Small fashion business owners and their businesses in the Vaal region
Van Wyk, Arrie Willem
Introduction: Entrepreneurial fashion businesses are very important due to the employment, income, products and services they provide. The South African government has identified small, medium and micro enterprises (SMMEs) to address the economic challenges in this country. Entrepreneurship development is a means to economic development, which implies developing an entrepreneurial population. Aim: To acquire an integrated perspective on fashion entrepreneurs, their businesses and the technological environment in which they function, in order to understand the maintaining of a successful fashion business and to offer recommendations for the training and development of potential and existing fashion entrepreneurs. Method: A convenience sample of 100 fashion entrepreneurs in the Vaal Region was selected. A self-administered, structured questionnaire was compiled and used to gather the information.

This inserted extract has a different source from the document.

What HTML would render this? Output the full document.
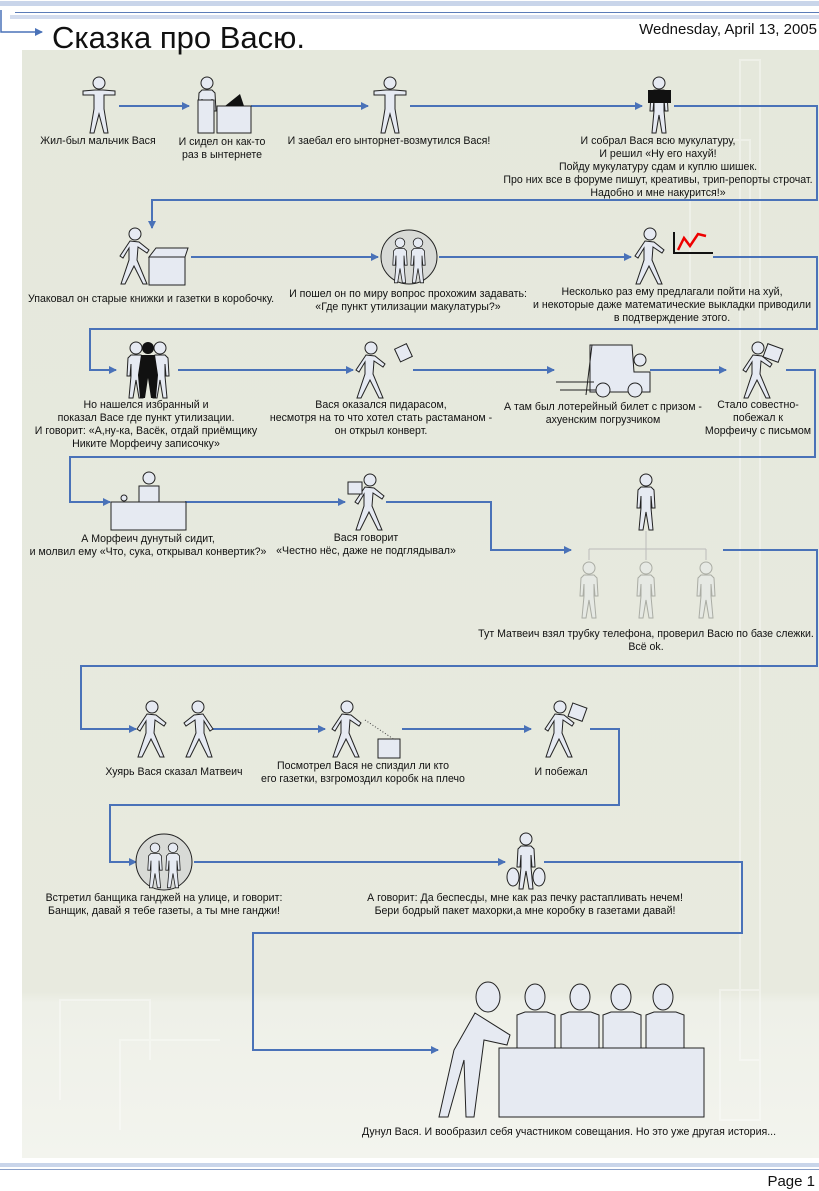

Section A focused on demographic background information, section B investigated entrepreneurial attributes, section C investigated the start-up and functioning of the business and section D concentrated on the technological environment. The instrument was tested for validity and reliability. Results: There were more female than male respondents, which corresponds with recent global statistics. The age distribution of these fashion entrepreneurs was quite balanced between younger, middle and older groups. Nearly three-quarters of the respondents were married, mostly with children aged older than 19 years. The majority of these fashion entrepreneurs had a tertiary qualification, but only a fifth had formal business training while negligibly few had formal training in business management or other business training. Six desirable entrepreneurial attributes were investigated and ranked in the following order: Leadership; Commitment and determination; Motivation to excel; Creativity, self-reliance and ability to adapt; Customer service; Tolerance of risk, ambiguity and uncertainty. All the attributes except the last one were scored quite high. They possessed most required entrepreneurial skills and knowledge, but lacked training in specific areas. Most ran their businesses as a sole career, employing one to four people and relied on the word-of-mouth advertising method. They used computers and information technology to a moderate extent and industrial equipment to a low extent.